Tapwrit rallies in stretch at Belmont
NEW YORK — Tapwrit overtook favored Irish War Cry in the stretch to win the Belmont Stakes by two lengths on Saturday, giving trainer Todd Pletcher his third career victory in the final leg of the Triple Crown.
Ridden by Jose Ortiz, Tapwrit ran 1 1/2 miles in 2:30.02 on his home track. Ortiz’s brother Irad won the race last year with Creator.
“The distance, I was sure he could handle it,” Ortiz said.
Tapwrit finished sixth in the Kentucky Derby and skipped the Preakness. Five of the last nine Belmont winners have followed that same path.
“We felt like with the five weeks in between, and with the way this horse had trained, that he had a legitimate chance,” said Pletcher, who is based at Belmont Park. “I think that’s always an advantage.”
Pletcher took two of the year’s three Triple Crown races, having saddled Always Dreaming to victory in the Derby.

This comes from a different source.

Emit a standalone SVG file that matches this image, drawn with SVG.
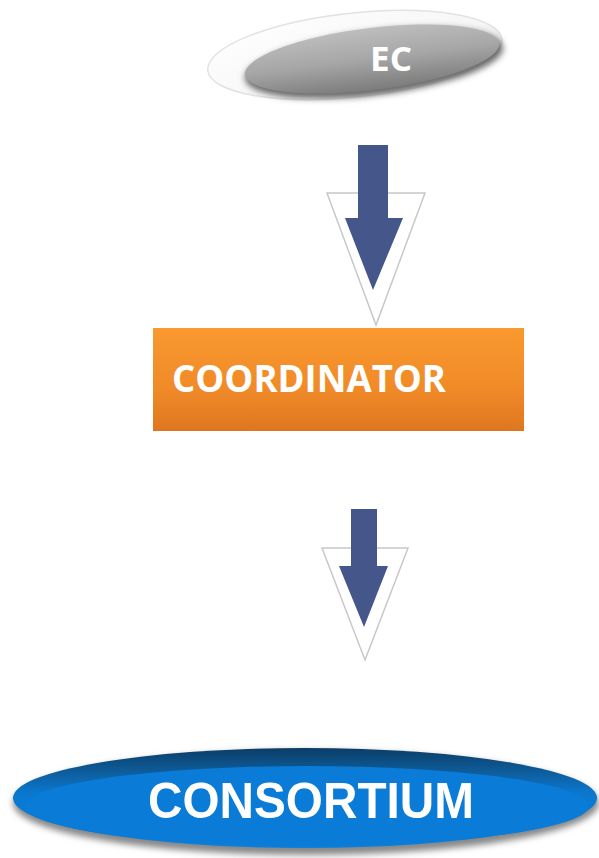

Tapwrit paid $12.60, $6.50 and $5 at 5-1 odds. The 3-year-old gray colt was purchased for $1.2 million, making him the most expensive horse in the field.
Irish War Cry returned $4.70 and $3.90 as the 5-2 favorite, while Patch, the one-eyed horse trained by Pletcher, paid $6.50 to show.
The $1.5 million race took several hits before the starting gate opened.
It lacked Always Dreaming and Preakness winner Cloud Computing. Classic Empire, the expected favorite, dropped out Wednesday with a foot abscess.
Epicharis, the early 4-1 second choice, was scratched Saturday morning after failing a pre-race veterinary exam. The Japan-based colt had been treated for lameness in his right front hoof earlier in the week.
All that left it a wide-open race, and in the end it was Tapwrit that proved he was up to the grueling 1 1/2-mile challenge.
“Tapwrit was getting a beautiful trip,” Pletcher said. “It was everything we talked about in the paddock before the race. We were hoping he had enough when it came to crunch time. It looked like Irish War Cry still had a little something left, but the last sixteenth, he dug down deep.”
Gormley finished fourth, followed by Senior Investment, Twisted Tom, Lookin At Lee, Meantime, J Boys Echo and Multiplier.
Hollywood Handsome was pulled up after jockey Florent Geroux lost his irons in the first turn and guided the horse to the outside until he could be stopped.